I know you're probably annoyed that I'm telling you that you're using ddg wrong. That's not exactly what I'm saying. It's more like: we're trained to expect certain things from the search engine, and so it's hard to switch.

> Or consider how "elm dict" in Google takes me to https://package.elm-lang.org/packages/elm/core/latest/Dict (#1 result), but https://duckduckgo.com/?q=elm+dict&t=h_&ia=web in DDG doesn't (nowhere on page 1).

ddg gives me the source code to elm Dict (8th hit, so it's in the first page): https://github.com/ivanov/Elm/blob/master/libraries/Dict.elm

I assume it's the same because ddg is claiming not to affect search results by anything except time and user configuration.

Google's results (for me) are a full page of references to every different version of elm's documentation for dict. Not exactly a wide net, and frankly pretty redundant. To see anything else, I have to click at the bottom of the page. It doesn't show me the source code.
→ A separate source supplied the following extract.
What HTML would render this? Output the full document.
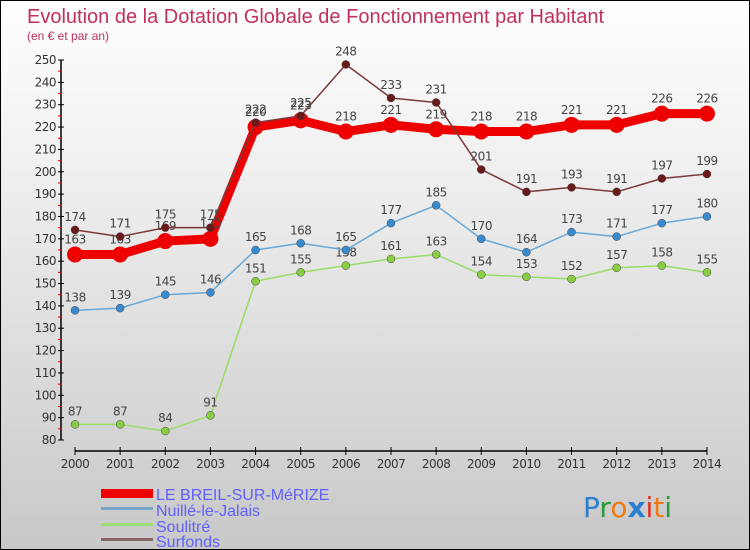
<!DOCTYPE html>
<html><head><meta charset="utf-8"><style>
body{margin:0}
#c{width:748px;height:548px;border:1px solid #000;background:linear-gradient(#fff,#f0f0f0 30%,#c8c8c8);position:relative;overflow:hidden;font-family:"DejaVu Sans","Liberation Sans",sans-serif}
svg text{font-family:"DejaVu Sans","Liberation Sans",sans-serif}
</style></head><body>
<div id="c">
<svg id="s" width="748" height="548">
<text x="26" y="22" font-size="20" fill="#c0305a" style="font-family:'Liberation Sans',sans-serif">Evolution de la Dotation Globale de Fonctionnement par Habitant</text>
<text x="26" y="39" font-size="12" fill="#c0305a" style="font-family:'Liberation Sans',sans-serif">(en € et par an)</text>
<g style="font-family:'Liberation Sans',sans-serif">
<rect x="100" y="488" width="52" height="9" fill="#e00"/>
<text x="155" y="499" font-size="16" fill="#6060ff" style="font-family:'Liberation Sans',sans-serif">LE BREIL-SUR-MéRIZE</text>
<rect x="100" y="506" width="52" height="3" fill="#7aa8cc"/>
<text x="155" y="515" font-size="16" fill="#6060ff" style="font-family:'Liberation Sans',sans-serif">Nuillé-le-Jalais</text>
<rect x="100" y="522" width="52" height="3" fill="#99dd77"/>
<text x="155" y="531" font-size="16" fill="#6060ff" style="font-family:'Liberation Sans',sans-serif">Soulitré</text>
<rect x="100" y="537" width="52" height="3" fill="#886666"/>
<text x="155" y="546" font-size="16" fill="#6060ff" style="font-family:'Liberation Sans',sans-serif">Surfonds</text>
</g>
<g font-size="28">
<text x="582" y="516"><tspan fill="#2a7fd0">P</tspan><tspan fill="#2a9a3a">r</tspan><tspan fill="#f07b10">o</tspan><tspan fill="#2a7fd0" font-weight="bold">x</tspan><tspan fill="#e03020">i</tspan><tspan fill="#f07b10">t</tspan><tspan fill="#2a9a3a">i</tspan></text>
</g>
</svg></div>
<script>
const years=[2000,2001,2002,2003,2004,2005,2006,2007,2008,2009,2010,2011,2012,2013,2014];
const breil=[163,163,169,170,220,223,218,221,219,218,218,221,221,226,226];
const nuille=[138,139,145,146,165,168,165,177,185,170,164,173,171,177,180];
const soulitre=[87,87,84,91,151,155,158,161,163,154,153,152,157,158,155];
const surfonds=[174,171,175,175,222,225,248,233,231,201,191,193,191,197,199];
const yTicks=[80,90,100,110,120,130,140,150,160,170,180,190,200,210,220,230,240,250];
const NS='http://www.w3.org/2000/svg';
const s=document.getElementById('s');
const X=i=>74+i*45.14;
const Y=v=>439-(v-80)*(380/170);
function el(t,a,p){const e=document.createElementNS(NS,t);for(const k in a)e.setAttribute(k,a[k]);(p||s).appendChild(e);return e;}
const ax=el('g',{});


const ya=el('line',{x1:60,x2:60,y1:Y(250),y2:Y(80),stroke:'#000','stroke-width':1.5},ax);


yTicks.forEach(v=>{
 el('line',{x1:57,x2:63,y1:Y(v),y2:Y(v),stroke:'#000'},ax);
 if(v<250)el('line',{x1:57,x2:61,y1:Y(v+5),y2:Y(v+5),stroke:'#e00'},ax);
 const t=el('text',{x:55,y:Y(v)+4,'font-size':12,fill:'#333','text-anchor':'end','letter-spacing':'-0.5'},ax);
 t.textContent=v;
 
 
});
const xa=el('line',{x1:X(0),x2:X(14),y1:450,y2:450,stroke:'#000','stroke-width':1.5},ax);


years.forEach((yr,i)=>{
 el('line',{x1:X(i),x2:X(i),y1:446,y2:454,stroke:'#000'},ax);
 const t=el('text',{x:X(i),y:467,'font-size':12,fill:'#333','text-anchor':'middle','letter-spacing':'-0.5'},ax);
 t.textContent=yr;
 
 
});
function series(d,name,col,dot,w,r){
 const g=el('g',{});
 
 
 const pl=el('polyline',{points:d.map((v,i)=>X(i)+','+Y(v)).join(' '),fill:'none',stroke:col,'stroke-width':w,'stroke-linejoin':'round'},g);
 
 
 d.forEach((v,i)=>{
  const c=el('circle',{cx:X(i),cy:Y(v),r:r,fill:dot,stroke:col==='#e00'?'none':'#444','stroke-width':0.5},g);
  
  
  const t=el('text',{x:X(i),y:Y(v)-9-(r>5?2:0),'font-size':12,fill:'#444','text-anchor':'middle','letter-spacing':'-0.5'},g);
  t.textContent=v;
  
  
 });
}
series(soulitre,'soulitre','#99dd66','#88cc44',1.5,4);
series(nuille,'nuille','#66a8d8','#3a8ad0',1.5,4);
series(breil,'breil','#e00','#e00',9,8);
series(surfonds,'surfonds','#7a3a3a','#6a1a1a',1.5,4);
</script>
</body></html>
I went through the first ten pages and didn't see any link to it.

For ddg, I just use the arrow key to scroll down, and I can press enter to follow the link I want, changing the meaning of "first search page" for me quite a bit.

> DDG results are so much worse for me, especially anything longer tail or in Spanish, that I switch to Google when I'm actually getting work done. I find myself adding "!g" to an important search just to check for any results that DDG doesn't know about and it's almost always an upgrade to see Google's results.

I have a completely different experience in italian. They're actually pretty good, which is surprising given the small audience.

For work, usually I directly search for documentation in reference systems (e.g. en.cppreference.com). Neither ddg or google will consistently direct me to the "best" documentation. YMMV.

  • A comment on my comment. It is really true that Google indexes the deep web of generated content (like AliExpress, eBay, and others) better than ddg. That's part of the long tail that's costly to cover.

Sure, but 90% of the time, I and most people I know don't do very sophisticated searches. I'm actually mostly using google as a billion dollar search engine for wikipedia / stackoverflow / arch wiki / bbc / nyt / ft / whatever big site there is in a given domain. Because these sites happen to have 90% of what i'm looking for. For the rest, we all have our own little forums we follow: fb, hn, email etc.

So instead of trying to beat google on full web searches, the trick might actually be to index all 100 best ranking websites according to some metric (alexa rank for instance) and do it better than google. Then, maybe you can grab over 50% of the search traffic. For broader queries (in the search knowledge graph sense), in this scenario, people would fallback to google.

  • Search is ripe for disruption, and ddg is the lead candidate right now. One wonders if such a strategy could give rise to more challengers more quickly. I’ve certainly considered it myself (alexa top 10k though).

> Google feels like it can practically read my mind with minimal context, like knowing I also may be talking about a recent event that shares the name with a generic search term. And I'm not talking about personalized search.

I wish there was some compromise, because Google regularly seems to read another mind than my own, automatically "correcting" search terms to terms with similar spelling that are totally irrelevant to my search or including what is superficially synonymous but for my purposes irrelevant in the results. I frequently feel like I have to convince Google to stop second-guessing me and actually consider what I wrote rather than what it assumes I meant.

A few more knobs and switches to adjust that behavior would be helpful at least for power users.